- MATERIALS PROVIDED
* * * * * * * * *
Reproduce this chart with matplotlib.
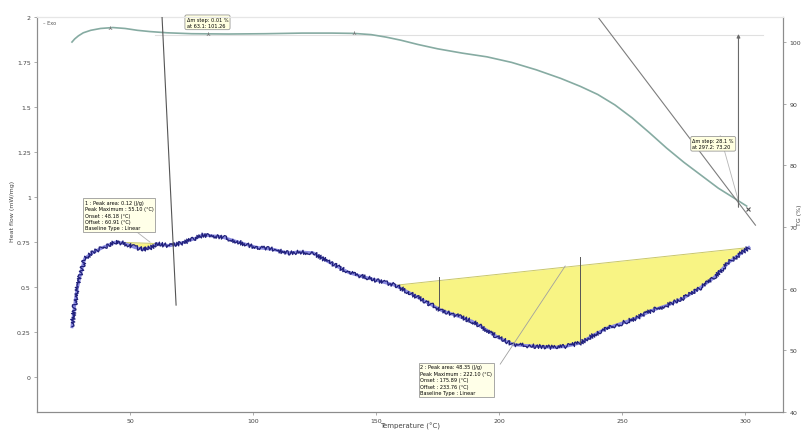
* * * * * * * * *
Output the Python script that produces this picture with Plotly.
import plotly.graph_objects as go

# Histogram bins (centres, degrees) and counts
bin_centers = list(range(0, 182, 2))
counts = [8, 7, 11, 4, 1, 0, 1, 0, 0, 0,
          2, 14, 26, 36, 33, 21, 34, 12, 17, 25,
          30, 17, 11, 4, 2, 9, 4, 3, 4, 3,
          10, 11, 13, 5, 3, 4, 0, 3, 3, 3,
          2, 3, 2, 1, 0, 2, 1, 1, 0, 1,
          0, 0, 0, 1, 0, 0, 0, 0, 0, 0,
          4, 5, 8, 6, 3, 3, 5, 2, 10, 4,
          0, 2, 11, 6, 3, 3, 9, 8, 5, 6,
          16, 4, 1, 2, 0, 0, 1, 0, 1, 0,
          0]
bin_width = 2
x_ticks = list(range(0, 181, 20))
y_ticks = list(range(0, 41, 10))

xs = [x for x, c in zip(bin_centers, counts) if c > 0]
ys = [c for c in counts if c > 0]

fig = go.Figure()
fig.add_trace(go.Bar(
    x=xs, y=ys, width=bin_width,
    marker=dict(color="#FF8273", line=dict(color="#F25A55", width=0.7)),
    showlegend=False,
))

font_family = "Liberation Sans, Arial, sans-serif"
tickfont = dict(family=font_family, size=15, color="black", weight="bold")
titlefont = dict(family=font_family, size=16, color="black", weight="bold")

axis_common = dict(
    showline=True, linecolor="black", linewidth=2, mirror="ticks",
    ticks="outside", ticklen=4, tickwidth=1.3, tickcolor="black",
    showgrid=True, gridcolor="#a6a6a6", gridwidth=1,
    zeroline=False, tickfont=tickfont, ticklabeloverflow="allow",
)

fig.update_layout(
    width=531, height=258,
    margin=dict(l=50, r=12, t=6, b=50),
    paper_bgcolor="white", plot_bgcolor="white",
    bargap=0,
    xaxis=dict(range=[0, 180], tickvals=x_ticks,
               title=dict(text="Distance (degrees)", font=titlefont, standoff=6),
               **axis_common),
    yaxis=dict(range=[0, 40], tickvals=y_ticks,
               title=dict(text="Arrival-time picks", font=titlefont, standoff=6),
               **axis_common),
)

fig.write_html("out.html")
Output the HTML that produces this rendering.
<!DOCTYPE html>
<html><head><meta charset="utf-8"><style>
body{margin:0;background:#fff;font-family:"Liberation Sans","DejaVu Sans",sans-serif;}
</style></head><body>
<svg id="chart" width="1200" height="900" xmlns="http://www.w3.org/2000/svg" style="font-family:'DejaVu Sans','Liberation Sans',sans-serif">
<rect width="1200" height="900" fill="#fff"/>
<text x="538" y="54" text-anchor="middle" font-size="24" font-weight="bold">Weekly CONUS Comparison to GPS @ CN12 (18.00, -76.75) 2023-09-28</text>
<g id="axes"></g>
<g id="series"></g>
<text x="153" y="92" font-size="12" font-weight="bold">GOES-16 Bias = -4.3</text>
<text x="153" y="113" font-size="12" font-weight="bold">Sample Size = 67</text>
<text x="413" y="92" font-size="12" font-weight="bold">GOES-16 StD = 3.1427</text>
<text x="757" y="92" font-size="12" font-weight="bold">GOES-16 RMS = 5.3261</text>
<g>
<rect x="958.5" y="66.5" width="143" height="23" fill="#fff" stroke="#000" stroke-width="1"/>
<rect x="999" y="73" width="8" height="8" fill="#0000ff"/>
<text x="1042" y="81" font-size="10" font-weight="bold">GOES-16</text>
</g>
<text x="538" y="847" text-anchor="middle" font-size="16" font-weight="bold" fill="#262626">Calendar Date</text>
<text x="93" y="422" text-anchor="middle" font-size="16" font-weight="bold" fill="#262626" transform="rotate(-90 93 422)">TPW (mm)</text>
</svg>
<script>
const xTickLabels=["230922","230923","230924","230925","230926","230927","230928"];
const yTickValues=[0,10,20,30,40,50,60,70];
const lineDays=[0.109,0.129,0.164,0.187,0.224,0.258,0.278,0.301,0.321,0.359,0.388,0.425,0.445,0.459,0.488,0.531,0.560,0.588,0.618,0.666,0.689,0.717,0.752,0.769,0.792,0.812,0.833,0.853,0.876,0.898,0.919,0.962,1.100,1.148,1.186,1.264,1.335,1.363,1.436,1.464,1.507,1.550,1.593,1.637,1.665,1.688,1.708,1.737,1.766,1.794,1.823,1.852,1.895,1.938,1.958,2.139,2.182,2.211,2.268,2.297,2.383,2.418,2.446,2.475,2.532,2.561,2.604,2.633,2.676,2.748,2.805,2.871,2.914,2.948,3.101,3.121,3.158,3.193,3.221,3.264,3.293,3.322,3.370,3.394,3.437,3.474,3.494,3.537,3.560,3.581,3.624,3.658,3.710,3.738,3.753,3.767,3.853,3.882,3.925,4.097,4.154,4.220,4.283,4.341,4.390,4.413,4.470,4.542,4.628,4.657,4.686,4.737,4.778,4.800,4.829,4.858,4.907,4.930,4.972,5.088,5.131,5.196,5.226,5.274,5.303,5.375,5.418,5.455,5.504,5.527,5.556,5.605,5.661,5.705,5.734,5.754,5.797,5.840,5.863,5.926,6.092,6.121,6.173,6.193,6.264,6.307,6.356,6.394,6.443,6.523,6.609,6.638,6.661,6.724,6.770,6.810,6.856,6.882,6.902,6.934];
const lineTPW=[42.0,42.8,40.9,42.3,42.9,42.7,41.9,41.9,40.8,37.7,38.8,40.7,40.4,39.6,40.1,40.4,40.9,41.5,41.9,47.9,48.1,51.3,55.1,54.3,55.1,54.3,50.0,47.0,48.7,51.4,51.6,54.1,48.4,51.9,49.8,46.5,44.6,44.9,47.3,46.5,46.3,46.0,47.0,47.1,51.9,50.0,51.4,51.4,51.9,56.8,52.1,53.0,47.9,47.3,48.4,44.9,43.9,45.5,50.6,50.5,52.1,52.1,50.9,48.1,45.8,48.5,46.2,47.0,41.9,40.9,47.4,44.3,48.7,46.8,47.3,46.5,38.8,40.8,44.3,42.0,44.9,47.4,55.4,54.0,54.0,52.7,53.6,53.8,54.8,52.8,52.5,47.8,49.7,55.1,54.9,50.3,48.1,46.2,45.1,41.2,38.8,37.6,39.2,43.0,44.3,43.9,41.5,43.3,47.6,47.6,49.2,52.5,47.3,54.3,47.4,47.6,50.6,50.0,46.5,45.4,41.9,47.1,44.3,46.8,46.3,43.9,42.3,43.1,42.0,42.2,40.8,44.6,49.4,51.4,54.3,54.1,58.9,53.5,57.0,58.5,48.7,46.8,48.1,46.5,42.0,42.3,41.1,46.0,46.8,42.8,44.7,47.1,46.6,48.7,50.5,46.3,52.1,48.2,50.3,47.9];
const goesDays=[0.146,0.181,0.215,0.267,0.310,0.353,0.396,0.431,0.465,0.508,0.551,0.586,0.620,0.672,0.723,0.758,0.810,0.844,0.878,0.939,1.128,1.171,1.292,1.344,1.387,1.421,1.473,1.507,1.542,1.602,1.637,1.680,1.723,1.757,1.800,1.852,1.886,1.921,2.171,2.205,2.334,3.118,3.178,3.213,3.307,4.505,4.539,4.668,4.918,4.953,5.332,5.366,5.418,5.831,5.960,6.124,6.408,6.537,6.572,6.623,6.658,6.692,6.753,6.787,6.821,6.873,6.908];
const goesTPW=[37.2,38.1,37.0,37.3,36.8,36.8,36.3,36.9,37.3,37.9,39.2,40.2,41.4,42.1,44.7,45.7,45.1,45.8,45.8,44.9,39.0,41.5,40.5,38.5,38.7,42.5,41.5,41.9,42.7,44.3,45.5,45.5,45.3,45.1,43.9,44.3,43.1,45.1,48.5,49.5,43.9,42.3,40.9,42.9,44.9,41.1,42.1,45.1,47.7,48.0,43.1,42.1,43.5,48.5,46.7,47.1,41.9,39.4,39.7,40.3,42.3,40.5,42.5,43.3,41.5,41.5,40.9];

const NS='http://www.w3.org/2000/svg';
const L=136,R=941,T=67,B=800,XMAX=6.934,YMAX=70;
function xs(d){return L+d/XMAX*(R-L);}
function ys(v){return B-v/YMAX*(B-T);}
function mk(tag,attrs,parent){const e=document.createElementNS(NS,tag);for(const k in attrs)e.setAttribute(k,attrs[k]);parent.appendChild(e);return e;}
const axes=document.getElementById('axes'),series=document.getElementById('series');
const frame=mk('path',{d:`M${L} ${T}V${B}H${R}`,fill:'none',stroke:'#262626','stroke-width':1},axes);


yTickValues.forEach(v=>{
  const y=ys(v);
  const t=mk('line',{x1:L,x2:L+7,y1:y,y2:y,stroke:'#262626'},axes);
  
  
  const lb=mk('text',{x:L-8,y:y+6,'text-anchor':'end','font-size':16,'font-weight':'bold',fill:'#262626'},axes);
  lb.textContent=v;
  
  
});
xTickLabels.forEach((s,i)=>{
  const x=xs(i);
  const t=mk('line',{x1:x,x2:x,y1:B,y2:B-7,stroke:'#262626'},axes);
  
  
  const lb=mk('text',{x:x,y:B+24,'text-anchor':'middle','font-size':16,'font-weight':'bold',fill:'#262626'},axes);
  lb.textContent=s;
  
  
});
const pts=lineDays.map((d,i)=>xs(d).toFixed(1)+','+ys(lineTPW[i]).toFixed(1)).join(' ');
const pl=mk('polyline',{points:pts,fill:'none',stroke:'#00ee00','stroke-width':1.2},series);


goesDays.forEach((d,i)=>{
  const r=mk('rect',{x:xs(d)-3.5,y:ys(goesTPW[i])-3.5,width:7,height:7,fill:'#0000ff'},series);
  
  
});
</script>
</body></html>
* * * * * * * * *
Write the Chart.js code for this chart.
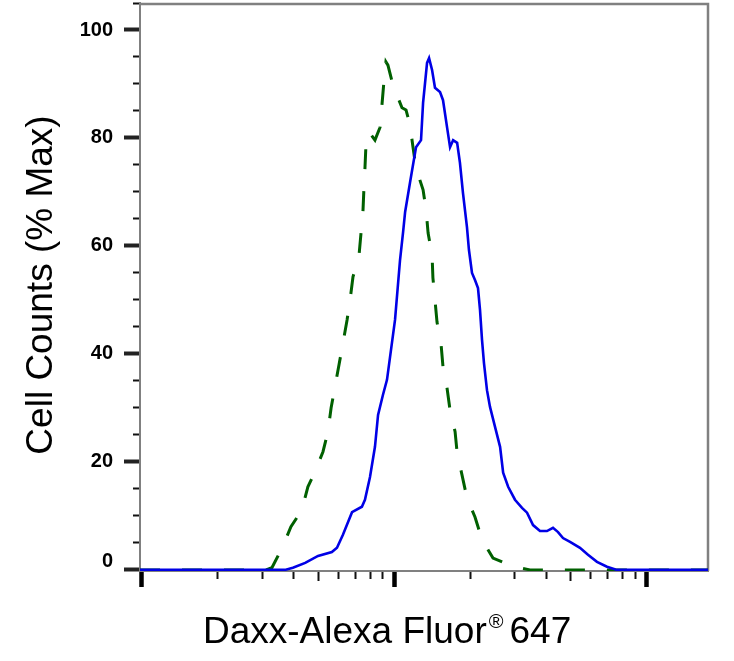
* * * * * * * * *
- INSTRUCTIONS TO FOLLOW
Scan the material line by line and report each one that contains "with".

- WRITTEN SOLUTION
Reproduce this chart with matplotlib.
Output the Python script that produces this picture with Plotly.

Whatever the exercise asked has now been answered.